Jeremy Howe, Editor of The Archers said: “Working with June was like working with a legend, and has been one of the great privileges of my time at the BBC. Here was this person, immaculately dressed and sitting bolt upright in the Green Room at BBC Birmingham, script at the ready, all meticulously marked up with little pencil squiggles and dashes like musical notation, who had been in the first ever episode of the Archers back in 1951.

“June Spencer wasn’t just a brilliant Peggy Woolley, the ultimate matriarch of Ambridge, but a brilliant actress. I only ever worked with her in radio, but her technique, her precision, her delivery were flawless.”
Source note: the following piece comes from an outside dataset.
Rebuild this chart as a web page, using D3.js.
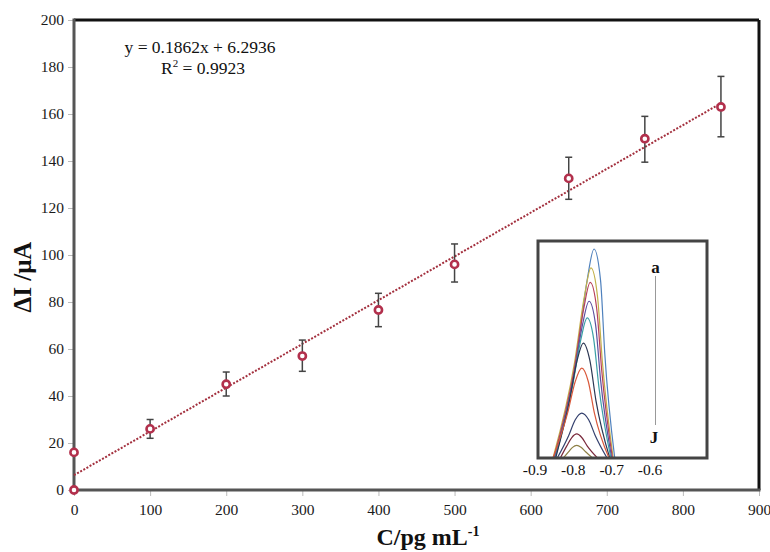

“One of the cast once remarked that in all her time in the show he had only ever heard her fluff her lines the once. She was an actress who revelled in her craft, someone who could score a bullseye with a gently insulting cough as if it were a bon mot from Oscar Wilde.

“She was also a great company member – funny, sharp, warm, never gossipy, but with wonderful stories of the early days of radio drama, self deprecating and a great companion.

“The two things I would never commit to with June were being driven by her at the age of one hundred and one or taking her on at Scrabble. She was a Scrabble demon.

“June’s Peggy Woolley was and always will be the Queen of Ambridge, and with her death The Archers has lost its link with the birth of the show over seventy years ago. It is a humbling moment for us all.”